Le 27 août, vous serez amenée à vous exprimer au sujet du temple de la Fusterie, à Genève. Quels sont les principaux enjeux des transformations à venir?

La Fusterie, qui appartient à l’Église protestante de Genève, est justement un temple dédié à la réflexion religieuse et à des activités culturelles. C’est le premier temple construit par les protestants à Genève. Beaucoup d’autres lieux de culte étaient anciennement des églises catholiques transformées par l’arrivée du protestantisme. Construit en 1715, dans un tissu médiéval, le temple de la Fusterie y joue un rôle urbanistique majeur, à mon avis un peu maltraité par une image urbaine environnante dégradée en raison de la très forte pression commerciale des Rues-Basses. Pour répondre à l’accueil de spectacles, conférences et expositions qui y sont proposés, il est nécessaire pour ce lieu qu’y soit construit un back-office comprenant des loges, des sanitaires, des salles techniques et une petite salle de répétition. Ce projet, qui a déjà reçu une autorisation officielle, sera imaginé sous la structure du temple, les fondations devant être entièrement consolidées.

Le temple de Nyon, du cultuel au culturel

Il fera également l'objet de discussions lors de la Journée suisse du patrimoine religieux.

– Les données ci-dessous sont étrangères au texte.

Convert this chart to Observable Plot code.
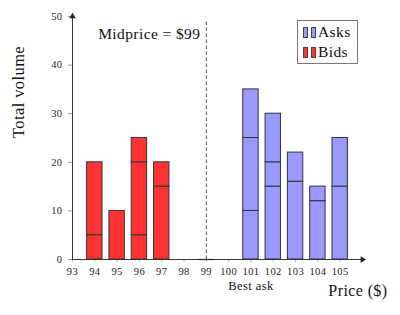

C’est un mille-feuilles d’époques et d’architectures. Mais grâce à un concours lancé en 2009, le temple de Nyon, est désormais un exemple brillant de bâtiment religieux devenu flexible, grâce à l’association des architectes vaudois Nicolas Delachaux et Christophe Amsand. «Nous avons dû traiter des techniques allant du XIIème siècle à nos jours.», explique Nicolas Delachaux, qui détaille les apports successifs de l’histoire à la bâtisse, détaillant les trésors qu’elle renferme: «une peinture murale de la Pentecôte datant du XXIIIème, des vitraux de Ribaupierre posés en 1925 ou encore, sans oublier ce clocher reconstruit en 1936, également grâce à un concours.»

Trop de bancs

«L’obsolescence technique et électrique était l’un des enjeux principaux de ces transformations, qui devaient permettre une utilisation du lieu tant pour le domaine cultuel que culturel», explicite Nicolas Delachaux. L’architecte se penche également sur l’acoustique du temple qui, inauguré dans sa nouvelle forme juste avant Noël 2016, peut désormais accueillir pièces de théâtre, récitals de musique et célébrations liturgiques «sans l’aide obligatoire d’un micro, la chapelle permettant une très bonne diffusion du son». Et d’ajouter que le souci principal de cette nouvelle flexibilité était la disposition des bancs: «À l’époque, on en mettait tant qu’on en pouvait, afin de remplir l’église jusque dans les moindres recoins. Désormais, les bancs ont la même dimension et rendent possible de multiples dispositions.»